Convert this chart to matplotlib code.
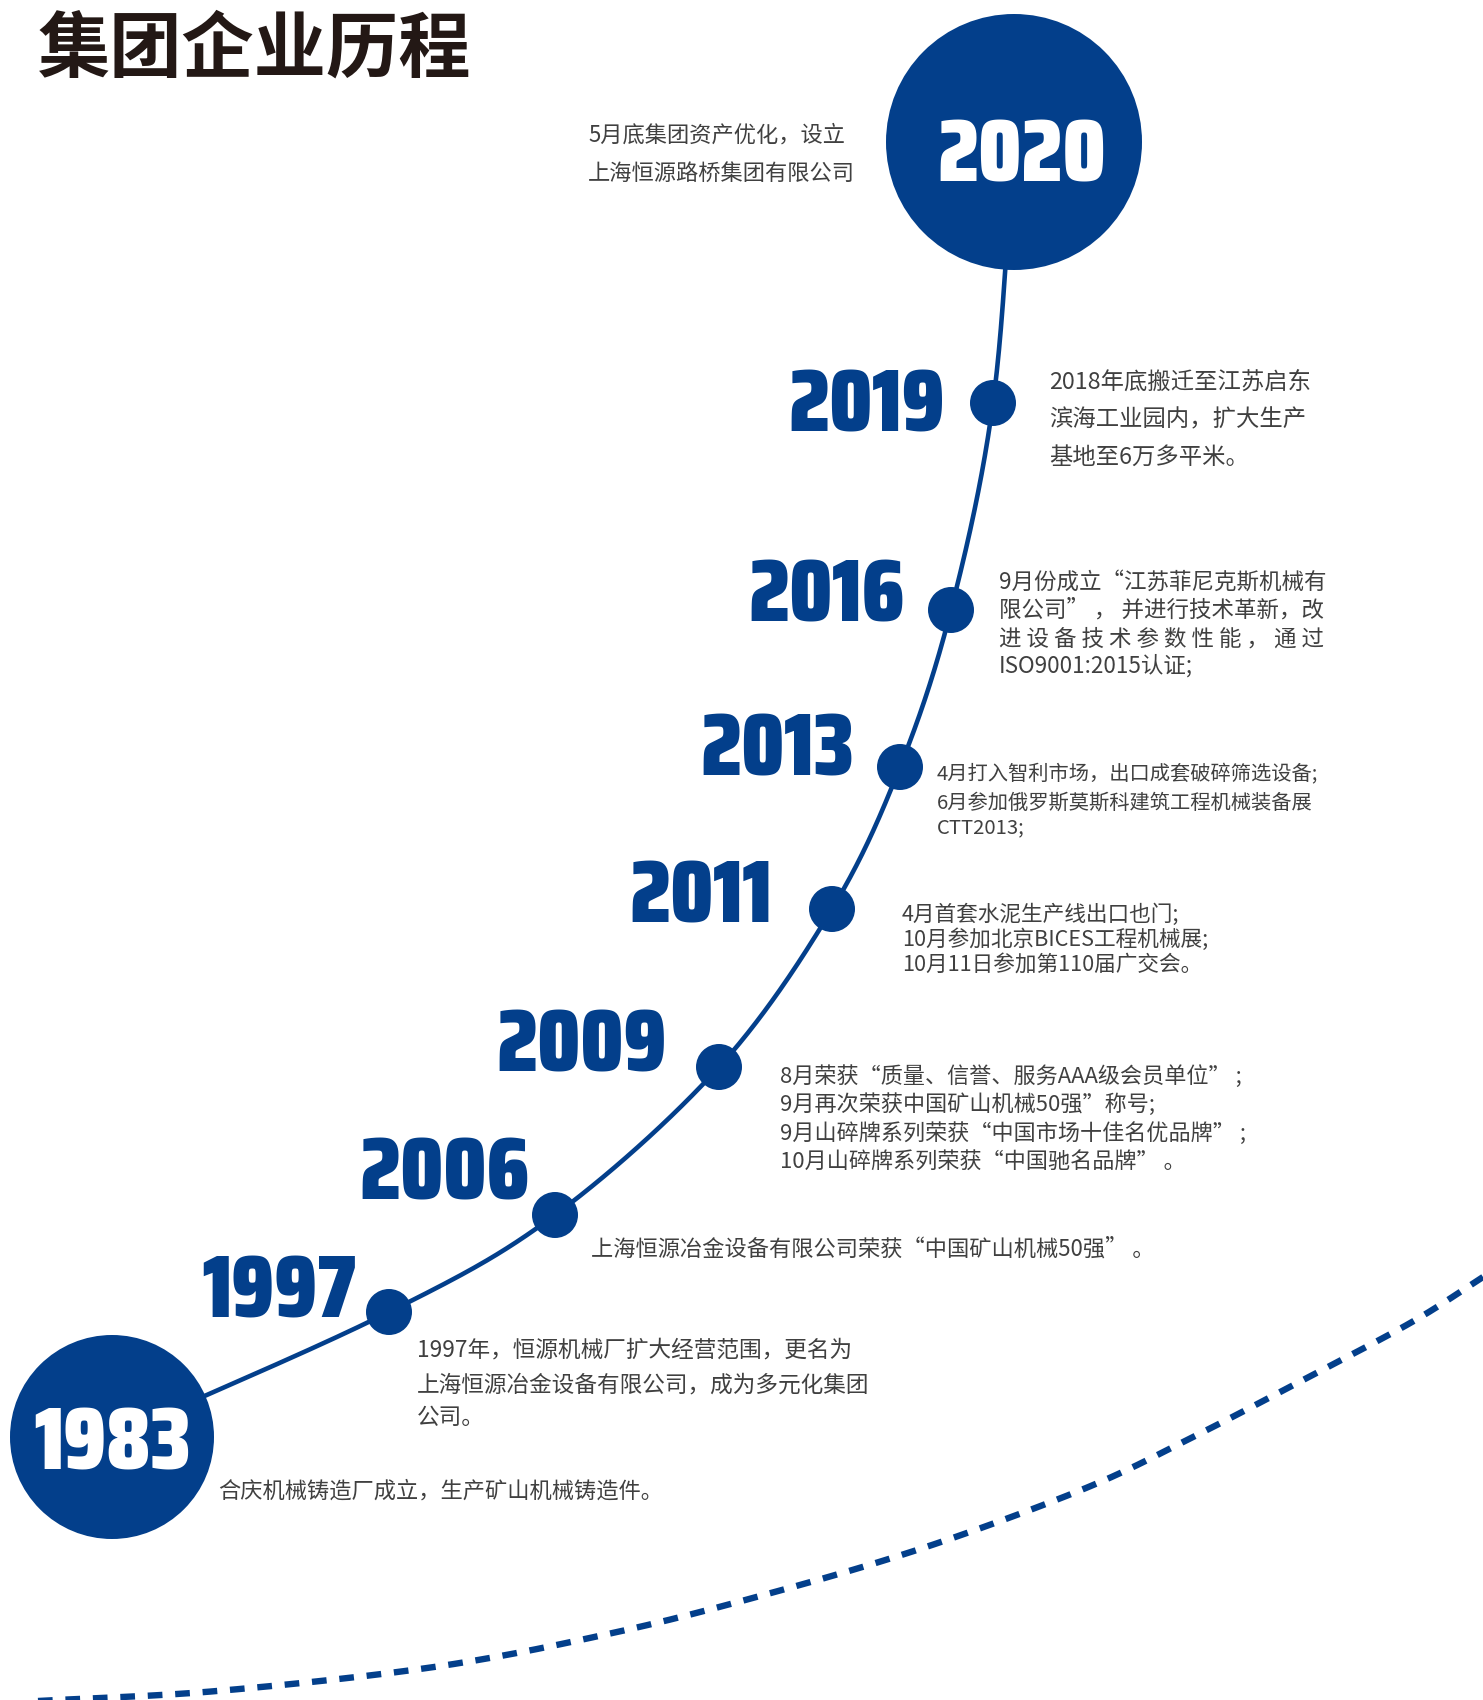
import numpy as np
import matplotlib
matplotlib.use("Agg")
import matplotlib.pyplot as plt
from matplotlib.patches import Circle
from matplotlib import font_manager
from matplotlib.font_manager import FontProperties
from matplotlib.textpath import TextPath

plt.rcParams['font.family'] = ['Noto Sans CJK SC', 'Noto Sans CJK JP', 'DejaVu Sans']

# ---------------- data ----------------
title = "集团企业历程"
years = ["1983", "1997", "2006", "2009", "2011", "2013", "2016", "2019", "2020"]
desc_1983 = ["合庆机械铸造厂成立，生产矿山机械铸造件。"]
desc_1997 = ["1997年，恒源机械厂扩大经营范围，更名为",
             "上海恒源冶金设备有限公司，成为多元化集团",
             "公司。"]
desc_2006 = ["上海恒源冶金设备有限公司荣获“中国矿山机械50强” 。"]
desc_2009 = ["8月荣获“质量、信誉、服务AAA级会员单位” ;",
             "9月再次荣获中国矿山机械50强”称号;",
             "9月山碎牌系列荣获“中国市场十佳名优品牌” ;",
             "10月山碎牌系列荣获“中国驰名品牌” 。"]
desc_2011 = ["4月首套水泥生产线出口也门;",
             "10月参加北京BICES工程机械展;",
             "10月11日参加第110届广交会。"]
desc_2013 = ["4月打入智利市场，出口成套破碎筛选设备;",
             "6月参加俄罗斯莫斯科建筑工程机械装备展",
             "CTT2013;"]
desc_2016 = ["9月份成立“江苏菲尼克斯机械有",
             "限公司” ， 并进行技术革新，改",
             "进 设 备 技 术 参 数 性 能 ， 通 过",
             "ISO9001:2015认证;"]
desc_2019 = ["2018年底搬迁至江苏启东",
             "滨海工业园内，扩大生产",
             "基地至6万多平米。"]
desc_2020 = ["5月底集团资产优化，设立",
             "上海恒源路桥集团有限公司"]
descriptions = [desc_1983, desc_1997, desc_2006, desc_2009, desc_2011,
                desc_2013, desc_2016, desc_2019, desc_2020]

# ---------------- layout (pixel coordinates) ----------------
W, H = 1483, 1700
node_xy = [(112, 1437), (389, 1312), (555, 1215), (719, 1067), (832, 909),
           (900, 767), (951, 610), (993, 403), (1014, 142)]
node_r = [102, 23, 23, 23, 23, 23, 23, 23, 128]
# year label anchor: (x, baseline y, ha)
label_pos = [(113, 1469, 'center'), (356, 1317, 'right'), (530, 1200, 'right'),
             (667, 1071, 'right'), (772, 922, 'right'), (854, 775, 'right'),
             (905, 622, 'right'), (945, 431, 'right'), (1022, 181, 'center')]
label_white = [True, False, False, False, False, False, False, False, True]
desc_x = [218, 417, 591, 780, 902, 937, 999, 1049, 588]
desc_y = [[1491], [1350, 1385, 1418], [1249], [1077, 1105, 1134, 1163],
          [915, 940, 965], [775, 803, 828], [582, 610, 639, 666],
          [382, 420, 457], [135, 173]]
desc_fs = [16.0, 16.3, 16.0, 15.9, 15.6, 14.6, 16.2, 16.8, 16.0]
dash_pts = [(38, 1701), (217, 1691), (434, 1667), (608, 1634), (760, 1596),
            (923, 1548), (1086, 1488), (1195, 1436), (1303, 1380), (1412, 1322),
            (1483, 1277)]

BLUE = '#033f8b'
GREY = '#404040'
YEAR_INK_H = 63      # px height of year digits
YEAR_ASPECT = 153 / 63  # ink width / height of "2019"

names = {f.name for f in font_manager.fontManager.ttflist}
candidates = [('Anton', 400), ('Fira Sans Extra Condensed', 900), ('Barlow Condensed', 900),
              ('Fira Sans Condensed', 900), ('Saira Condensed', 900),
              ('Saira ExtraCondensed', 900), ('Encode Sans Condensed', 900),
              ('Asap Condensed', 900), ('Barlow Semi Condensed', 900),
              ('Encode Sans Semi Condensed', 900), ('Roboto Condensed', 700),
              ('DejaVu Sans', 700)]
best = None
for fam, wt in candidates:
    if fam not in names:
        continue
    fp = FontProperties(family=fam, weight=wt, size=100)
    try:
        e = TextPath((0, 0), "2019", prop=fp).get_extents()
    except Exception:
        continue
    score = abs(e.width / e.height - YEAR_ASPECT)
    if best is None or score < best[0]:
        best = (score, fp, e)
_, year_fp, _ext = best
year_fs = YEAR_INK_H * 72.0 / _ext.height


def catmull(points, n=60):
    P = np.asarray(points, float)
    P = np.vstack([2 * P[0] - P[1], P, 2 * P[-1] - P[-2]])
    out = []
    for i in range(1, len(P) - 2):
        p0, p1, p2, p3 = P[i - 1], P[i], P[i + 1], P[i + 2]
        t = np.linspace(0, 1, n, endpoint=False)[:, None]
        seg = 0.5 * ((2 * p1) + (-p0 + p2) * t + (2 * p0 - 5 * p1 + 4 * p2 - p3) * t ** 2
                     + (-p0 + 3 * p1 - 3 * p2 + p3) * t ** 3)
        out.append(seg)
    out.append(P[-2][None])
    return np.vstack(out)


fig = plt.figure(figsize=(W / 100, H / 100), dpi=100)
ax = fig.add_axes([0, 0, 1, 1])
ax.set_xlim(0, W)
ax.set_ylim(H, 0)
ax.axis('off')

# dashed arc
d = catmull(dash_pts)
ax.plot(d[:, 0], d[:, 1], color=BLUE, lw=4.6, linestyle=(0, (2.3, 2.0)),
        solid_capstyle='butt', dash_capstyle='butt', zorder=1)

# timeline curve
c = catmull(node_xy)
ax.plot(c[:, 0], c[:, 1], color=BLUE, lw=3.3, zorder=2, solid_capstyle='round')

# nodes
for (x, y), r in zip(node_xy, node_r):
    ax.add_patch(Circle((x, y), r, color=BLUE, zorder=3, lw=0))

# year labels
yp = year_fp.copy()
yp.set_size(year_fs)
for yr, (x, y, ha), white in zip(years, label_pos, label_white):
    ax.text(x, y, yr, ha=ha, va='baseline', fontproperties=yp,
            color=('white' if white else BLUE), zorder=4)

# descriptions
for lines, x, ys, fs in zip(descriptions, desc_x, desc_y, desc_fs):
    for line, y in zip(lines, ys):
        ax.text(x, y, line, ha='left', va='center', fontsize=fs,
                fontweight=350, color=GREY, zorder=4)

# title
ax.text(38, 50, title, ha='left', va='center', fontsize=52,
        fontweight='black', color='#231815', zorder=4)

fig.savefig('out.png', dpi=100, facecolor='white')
= = = =
* [Exercise details]:
In your copy, leave out the pictures and reproduce the material above exactly.

* [Output for this exercise]:
Convert this chart to matplotlib code.
import numpy as np
import matplotlib
matplotlib.use("Agg")
import matplotlib.pyplot as plt
from matplotlib.patches import Circle
from matplotlib import font_manager
from matplotlib.font_manager import FontProperties
from matplotlib.textpath import TextPath

plt.rcParams['font.family'] = ['Noto Sans CJK SC', 'Noto Sans CJK JP', 'DejaVu Sans']

# ---------------- data ----------------
title = "集团企业历程"
years = ["1983", "1997", "2006", "2009", "2011", "2013", "2016", "2019", "2020"]
desc_1983 = ["合庆机械铸造厂成立，生产矿山机械铸造件。"]
desc_1997 = ["1997年，恒源机械厂扩大经营范围，更名为",
             "上海恒源冶金设备有限公司，成为多元化集团",
             "公司。"]
desc_2006 = ["上海恒源冶金设备有限公司荣获“中国矿山机械50强” 。"]
desc_2009 = ["8月荣获“质量、信誉、服务AAA级会员单位” ;",
             "9月再次荣获中国矿山机械50强”称号;",
             "9月山碎牌系列荣获“中国市场十佳名优品牌” ;",
             "10月山碎牌系列荣获“中国驰名品牌” 。"]
desc_2011 = ["4月首套水泥生产线出口也门;",
             "10月参加北京BICES工程机械展;",
             "10月11日参加第110届广交会。"]
desc_2013 = ["4月打入智利市场，出口成套破碎筛选设备;",
             "6月参加俄罗斯莫斯科建筑工程机械装备展",
             "CTT2013;"]
desc_2016 = ["9月份成立“江苏菲尼克斯机械有",
             "限公司” ， 并进行技术革新，改",
             "进 设 备 技 术 参 数 性 能 ， 通 过",
             "ISO9001:2015认证;"]
desc_2019 = ["2018年底搬迁至江苏启东",
             "滨海工业园内，扩大生产",
             "基地至6万多平米。"]
desc_2020 = ["5月底集团资产优化，设立",
             "上海恒源路桥集团有限公司"]
descriptions = [desc_1983, desc_1997, desc_2006, desc_2009, desc_2011,
                desc_2013, desc_2016, desc_2019, desc_2020]

# ---------------- layout (pixel coordinates) ----------------
W, H = 1483, 1700
node_xy = [(112, 1437), (389, 1312), (555, 1215), (719, 1067), (832, 909),
           (900, 767), (951, 610), (993, 403), (1014, 142)]
node_r = [102, 23, 23, 23, 23, 23, 23, 23, 128]
# year label anchor: (x, baseline y, ha)
label_pos = [(113, 1469, 'center'), (356, 1317, 'right'), (530, 1200, 'right'),
             (667, 1071, 'right'), (772, 922, 'right'), (854, 775, 'right'),
             (905, 622, 'right'), (945, 431, 'right'), (1022, 181, 'center')]
label_white = [True, False, False, False, False, False, False, False, True]
desc_x = [218, 417, 591, 780, 902, 937, 999, 1049, 588]
desc_y = [[1491], [1350, 1385, 1418], [1249], [1077, 1105, 1134, 1163],
          [915, 940, 965], [775, 803, 828], [582, 610, 639, 666],
          [382, 420, 457], [135, 173]]
desc_fs = [16.0, 16.3, 16.0, 15.9, 15.6, 14.6, 16.2, 16.8, 16.0]
dash_pts = [(38, 1701), (217, 1691), (434, 1667), (608, 1634), (760, 1596),
            (923, 1548), (1086, 1488), (1195, 1436), (1303, 1380), (1412, 1322),
            (1483, 1277)]

BLUE = '#033f8b'
GREY = '#404040'
YEAR_INK_H = 63      # px height of year digits
YEAR_ASPECT = 153 / 63  # ink width / height of "2019"

names = {f.name for f in font_manager.fontManager.ttflist}
candidates = [('Anton', 400), ('Fira Sans Extra Condensed', 900), ('Barlow Condensed', 900),
              ('Fira Sans Condensed', 900), ('Saira Condensed', 900),
              ('Saira ExtraCondensed', 900), ('Encode Sans Condensed', 900),
              ('Asap Condensed', 900), ('Barlow Semi Condensed', 900),
              ('Encode Sans Semi Condensed', 900), ('Roboto Condensed', 700),
              ('DejaVu Sans', 700)]
best = None
for fam, wt in candidates:
    if fam not in names:
        continue
    fp = FontProperties(family=fam, weight=wt, size=100)
    try:
        e = TextPath((0, 0), "2019", prop=fp).get_extents()
    except Exception:
        continue
    score = abs(e.width / e.height - YEAR_ASPECT)
    if best is None or score < best[0]:
        best = (score, fp, e)
_, year_fp, _ext = best
year_fs = YEAR_INK_H * 72.0 / _ext.height


def catmull(points, n=60):
    P = np.asarray(points, float)
    P = np.vstack([2 * P[0] - P[1], P, 2 * P[-1] - P[-2]])
    out = []
    for i in range(1, len(P) - 2):
        p0, p1, p2, p3 = P[i - 1], P[i], P[i + 1], P[i + 2]
        t = np.linspace(0, 1, n, endpoint=False)[:, None]
        seg = 0.5 * ((2 * p1) + (-p0 + p2) * t + (2 * p0 - 5 * p1 + 4 * p2 - p3) * t ** 2
                     + (-p0 + 3 * p1 - 3 * p2 + p3) * t ** 3)
        out.append(seg)
    out.append(P[-2][None])
    return np.vstack(out)


fig = plt.figure(figsize=(W / 100, H / 100), dpi=100)
ax = fig.add_axes([0, 0, 1, 1])
ax.set_xlim(0, W)
ax.set_ylim(H, 0)
ax.axis('off')

# dashed arc
d = catmull(dash_pts)
ax.plot(d[:, 0], d[:, 1], color=BLUE, lw=4.6, linestyle=(0, (2.3, 2.0)),
        solid_capstyle='butt', dash_capstyle='butt', zorder=1)

# timeline curve
c = catmull(node_xy)
ax.plot(c[:, 0], c[:, 1], color=BLUE, lw=3.3, zorder=2, solid_capstyle='round')

# nodes
for (x, y), r in zip(node_xy, node_r):
    ax.add_patch(Circle((x, y), r, color=BLUE, zorder=3, lw=0))

# year labels
yp = year_fp.copy()
yp.set_size(year_fs)
for yr, (x, y, ha), white in zip(years, label_pos, label_white):
    ax.text(x, y, yr, ha=ha, va='baseline', fontproperties=yp,
            color=('white' if white else BLUE), zorder=4)

# descriptions
for lines, x, ys, fs in zip(descriptions, desc_x, desc_y, desc_fs):
    for line, y in zip(lines, ys):
        ax.text(x, y, line, ha='left', va='center', fontsize=fs,
                fontweight=350, color=GREY, zorder=4)

# title
ax.text(38, 50, title, ha='left', va='center', fontsize=52,
        fontweight='black', color='#231815', zorder=4)

fig.savefig('out.png', dpi=100, facecolor='white')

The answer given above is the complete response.